All those people buying up condos in those uptown towers ’cause they love the view? Guess what. Nothing in city regulations can stop the owner of some parking lot next door from putting up a tower to block the view.
I guess it’s only a major point if you’re one of the people buying in to places with names like “the Vue,” but it’s a great example of our city planning policies being a day late and a dollar short.
The point came up Tuesday night in a forum called “Towers: Is Charlotte Losing Or Finding Its Soul?” at the Levine Museum, put together by an interested group that calls itself the Civic By Design forum. Architect/developer David Furman, who’s building Courtside among other uptown projects, was asked about the problem of shadowing, which you get in places with a lot of tall towers.
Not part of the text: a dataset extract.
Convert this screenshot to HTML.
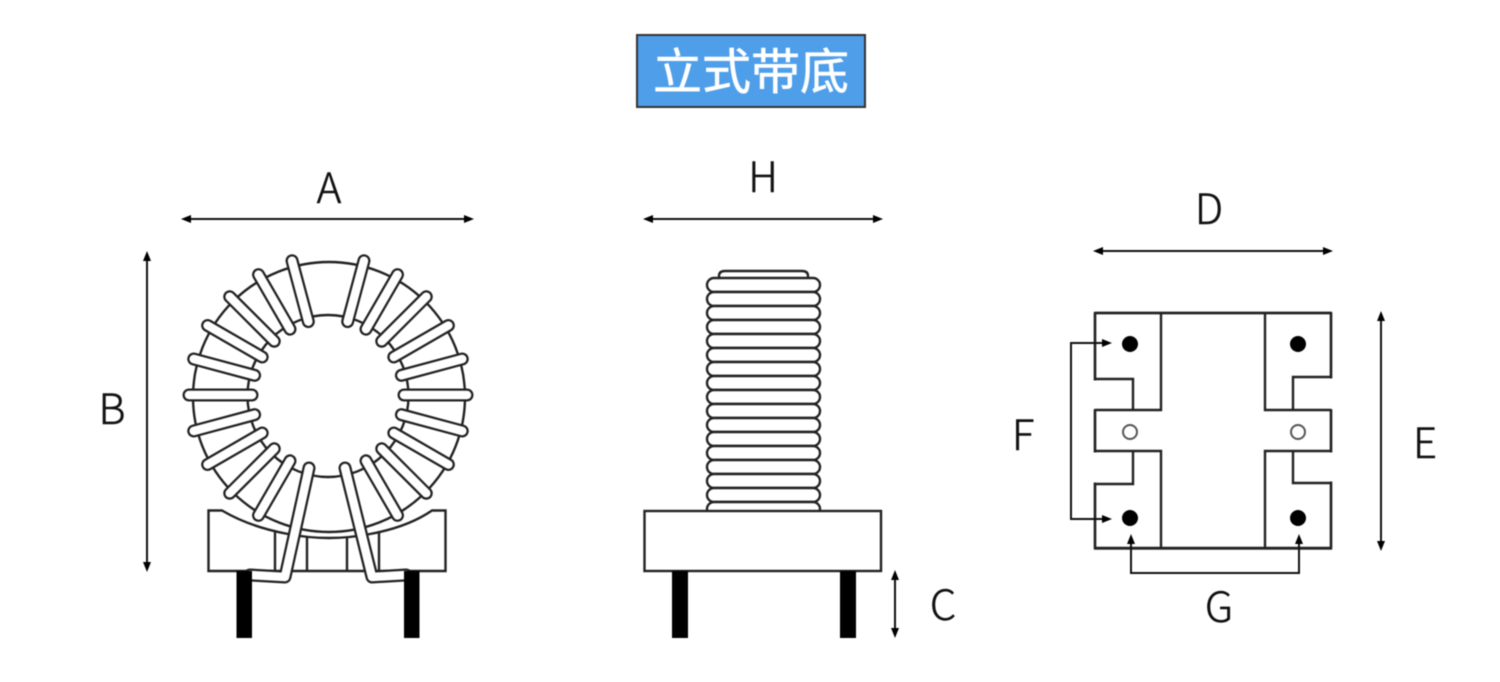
<!DOCTYPE html>
<html><head><meta charset="utf-8">
<style>
html,body{margin:0;padding:0;background:#fff;width:1500px;height:682px;overflow:hidden}
svg{display:block;filter:blur(0.6px)}
.n{font-family:"Noto Sans CJK SC","Noto Sans CJK JP",sans-serif;font-size:42px;fill:#111;stroke:#111;stroke-width:0.5px;text-anchor:middle;font-weight:300}
.o{fill:none;stroke:#222;stroke-width:2.4}
.a{fill:none;stroke:#111;stroke-width:2}
.h{fill:#000;stroke:none}
</style></head><body>
<svg width="1500" height="682" viewBox="0 0 1500 682" xmlns="http://www.w3.org/2000/svg">
<defs>
<g id="cap"><line x1="328" y1="256" x2="328" y2="319" stroke="#222" stroke-width="13" stroke-linecap="round"/><line x1="328" y1="256" x2="328" y2="319" stroke="#fff" stroke-width="8.500" stroke-linecap="round"/></g>
<g id="rib"><rect x="707" y="0" width="113" height="14" rx="7" fill="#fff" stroke="#222" stroke-width="2.400"/></g>
</defs>
<rect width="1500" height="682" fill="#fff"/>

<!-- title -->
<rect x="637" y="35" width="228" height="72" fill="#4f9ee9" stroke="#333" stroke-width="2"/>
<text x="751" y="89" font-family="'Noto Sans CJK SC','Liberation Sans',sans-serif" font-size="49" fill="#fff" stroke="#fff" stroke-width="0.6" text-anchor="middle">立式带底</text>

<!-- left view: base -->
<path class="o" d="M208.500 510.500H222Q250 527 288 534Q329 542 370 534Q408 527 432 510.500H445.500V571H208.500Z" style="fill:#fff"/>
<path class="o" d="M275 531V571M307 537V571M347 537V571M379 531V571"/>
<!-- torus -->
<ellipse cx="329" cy="397" rx="136" ry="135" fill="#fff" stroke="#222" stroke-width="2.400"/>
<ellipse cx="328" cy="396" rx="80.500" ry="81" fill="#fff" stroke="#222" stroke-width="2.400"/>
<use href="#cap" transform="rotate(-15 328 395)"/>
<use href="#cap" transform="rotate(-30 328 395)"/>
<use href="#cap" transform="rotate(-45 328 395)"/>
<use href="#cap" transform="rotate(-60 328 395)"/>
<use href="#cap" transform="rotate(-75 328 395)"/>
<use href="#cap" transform="rotate(-90 328 395)"/>
<use href="#cap" transform="rotate(-105 328 395)"/>
<use href="#cap" transform="rotate(-120 328 395)"/>
<use href="#cap" transform="rotate(-135 328 395)"/>
<use href="#cap" transform="rotate(-150 328 395)"/>
<use href="#cap" transform="rotate(15 328 395)"/>
<use href="#cap" transform="rotate(30 328 395)"/>
<use href="#cap" transform="rotate(45 328 395)"/>
<use href="#cap" transform="rotate(60 328 395)"/>
<use href="#cap" transform="rotate(75 328 395)"/>
<use href="#cap" transform="rotate(90 328 395)"/>
<use href="#cap" transform="rotate(105 328 395)"/>
<use href="#cap" transform="rotate(120 328 395)"/>
<use href="#cap" transform="rotate(135 328 395)"/>
<use href="#cap" transform="rotate(150 328 395)"/>
<!-- leads -->
<path d="M309 468L285 577L250 575" fill="none" stroke="#222" stroke-width="13" stroke-linecap="round" stroke-linejoin="round"/>
<path d="M309 468L285 577L250 575" fill="none" stroke="#fff" stroke-width="8.500" stroke-linecap="round" stroke-linejoin="round"/>
<path d="M345 468L372 577L406 575" fill="none" stroke="#222" stroke-width="13" stroke-linecap="round" stroke-linejoin="round"/>
<path d="M345 468L372 577L406 575" fill="none" stroke="#fff" stroke-width="8.500" stroke-linecap="round" stroke-linejoin="round"/>
<rect x="236.500" y="571" width="15.500" height="67" fill="#000"/>
<rect x="404" y="571" width="15.500" height="67" fill="#000"/>

<!-- middle view: coil -->
<path class="o" d="M719 279V276Q719 271 725 271H802Q808 271 808 276V279"/>
<use href="#rib" y="278"/><use href="#rib" y="292"/><use href="#rib" y="306"/><use href="#rib" y="320"/>
<use href="#rib" y="334"/><use href="#rib" y="348"/><use href="#rib" y="362"/><use href="#rib" y="376"/>
<use href="#rib" y="390"/><use href="#rib" y="404"/><use href="#rib" y="418"/><use href="#rib" y="432"/>
<use href="#rib" y="446"/><use href="#rib" y="460"/><use href="#rib" y="474"/><use href="#rib" y="488"/>
<use href="#rib" y="502"/>
<rect x="644.500" y="511" width="236.500" height="60" fill="#fff" stroke="#222" stroke-width="2.400"/>
<rect x="672" y="571" width="16" height="67" fill="#000"/>
<rect x="840" y="571" width="16" height="67" fill="#000"/>

<!-- right view -->
<rect x="1095" y="313" width="236" height="235.500" fill="#fff" stroke="#222" stroke-width="2.400"/>
<path d="M1093 380.500H1133V409H1093ZM1093 452.500H1133V482.500H1093ZM1293 378.500H1333V409H1293ZM1293 452.500H1333V481.500H1293Z" fill="#fff"/>
<path class="o" d="M1095 313V379H1133V410M1095 410H1161V313M1095 410V451H1161V548M1133 451V484H1095V548"/>
<path class="o" d="M1331 313V377H1293V410M1331 410H1265V313M1331 410V451H1265V548M1293 451V483H1331V548"/>
<path class="o" d="M1095 313H1331M1095 548H1331"/>
<circle cx="1130" cy="344" r="8" fill="#000"/>
<circle cx="1298" cy="344" r="8" fill="#000"/>
<circle cx="1130" cy="518" r="8" fill="#000"/>
<circle cx="1298" cy="518" r="8" fill="#000"/>
<circle cx="1130" cy="432" r="7" fill="#fff" stroke="#555" stroke-width="2"/>
<circle cx="1298" cy="432" r="7" fill="#fff" stroke="#555" stroke-width="2"/>

<!-- dimension lines -->
<path class="a" d="M188 219H468"/><polygon class="h" points="181,219 191,215 191,223"/><polygon class="h" points="474,219 464,215 464,223"/>
<path class="a" d="M650 219H876"/><polygon class="h" points="643,219 653,215 653,223"/><polygon class="h" points="883,219 873,215 873,223"/>
<path class="a" d="M1100 251H1327"/><polygon class="h" points="1093,251 1103,247 1103,255"/><polygon class="h" points="1333,251 1323,247 1323,255"/>
<path class="a" d="M147 258V566"/><polygon class="h" points="147,251 143,261 151,261"/><polygon class="h" points="147,572 143,562 151,562"/>
<path class="a" d="M895 577V632"/><polygon class="h" points="895,570 891,580 899,580"/><polygon class="h" points="895,638 891,628 899,628"/>
<path class="a" d="M1381 318V545"/><polygon class="h" points="1381,311 1377,321 1385,321"/><polygon class="h" points="1381,551 1377,541 1385,541"/>
<path class="a" d="M1104 343H1071V519H1104"/><polygon class="h" points="1112,343 1102,339 1102,347"/><polygon class="h" points="1112,519 1102,515 1102,523"/>
<path class="a" d="M1131 542V573H1299V542"/><polygon class="h" points="1131,534 1127,544 1135,544"/><polygon class="h" points="1299,534 1295,544 1303,544"/>

<!-- labels -->
<text class="n" x="329" y="203">A</text>
<text class="n" x="763" y="192">H</text>
<text class="n" x="1209" y="224">D</text>
<text class="n" x="112" y="424">B</text>
<text class="n" x="943" y="620">C</text>
<text class="n" x="1425" y="458">E</text>
<text class="n" x="1023" y="450">F</text>
<text class="n" x="1219" y="622">G</text>
</svg>
</body></html>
The questioner wanted to know what’s being done here?
“I think nothing,” said Furman.
City planner Kent Main, in the audience, confirmed that. We do not have any regulations on that, he said. One reason buildings in New York City are terraced back from the street, he said, is because of those kinds of regulations requiring sunlight and shadow studies. But, he said, he didn’t think Charlotte had reached that point yet.
He’s right. We haven’t. But here’s the problem with that kind of thinking: By the time Charlotte has reached that point, with everyone wanting a tower on every uptown plot, how hard is it going to be for City Council to buck the pressure they’ll get from all those developers planning to build all those towers? Setting sunlight rules and viewshed rules will limit the ability of some property owners to build everything they want, wherever they want it.
The time to adopt regulations is now, before the pressure gets so intense.
How important is the view to potential condo buyers uptown? Patrick Kelly, a young architect who works with Civic By Design forum coordinator Tom Low, went around to a bunch of for-sale condo tower projects uptown to hear their sales pitches.
His conclusion: “They’re all selling the view.”
Betcha all those buyers will be a tad ticked when they learn their “view” has no protection. Welcome to Charlotte.